Asda is bringing sustainable, secondhand fashion to its George brand.
UK supermarket chain Asda has partnered with Preloved Vintage Wholesale (PVW) for sustainable secondhand shops as part of its George clothing brand at 50 of its stores including locations in London, Bristol, Birmingham, Edinburgh, and Brighton.
“We know that sustainable fashion is something that’s really important to our customers and colleagues,” said Mel Wilson, George at Asda’s global professional lead—sustainable sourcing and quality. “They’re passionate about us encouraging everyone in the U.K. to think about the issues of waste and how we can make fashion and textiles more circular, so that we really can reduce the number of garments that go into landfill.”
Asda is the latest retailer to embrace secondhand fashion as a move toward sustainability. Luxury department store Neiman Marcus just expanded its resale service partnership with Fashionphile. Nike recently announced that it would begin reselling used shoes, among others.
Asda first tested secondhand offerings at its Leeds location and anticipates opening more locations in its bid to boost sustainable offerings. Under its George label, the supermarket chain, which operates more than 600 stores, is already selling zero–waste and refillable or reusable items. PVW is part of its “George for Good” commitment; Asda says it is working to reduce textile waste while promoting sustainable sourcing. Currently, customers can exchange used garments for a ten percent discount.

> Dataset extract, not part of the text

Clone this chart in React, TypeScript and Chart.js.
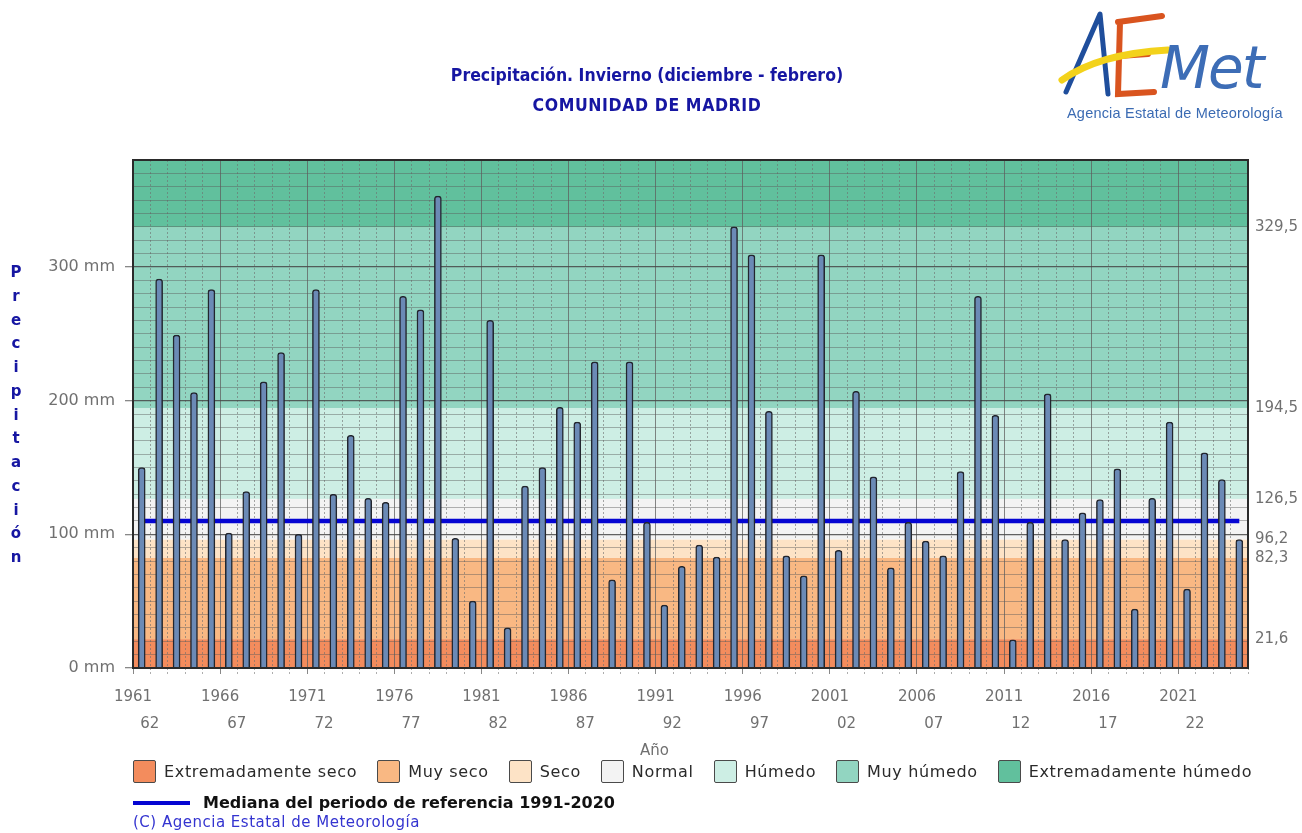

Consumers are pivoting toward secondhand as a more affordable sustainable option. Resale platforms like Vestiaire Collective, Depop thredUP, and The RealReal have become havens for eco-conscious consumers as platforms like TikTok drive interest in secondhand and thrift shopping.
“In a world where we are becoming more environmentally conscious this partnership will help bring sustainable fashion to the mainstream which is something as a business we strive for in everything we do,” said Steve Lynam, PVW managing director. “The more people that buy into the circular economy and shop vintage and retro, the bigger impact we will have on climate change.”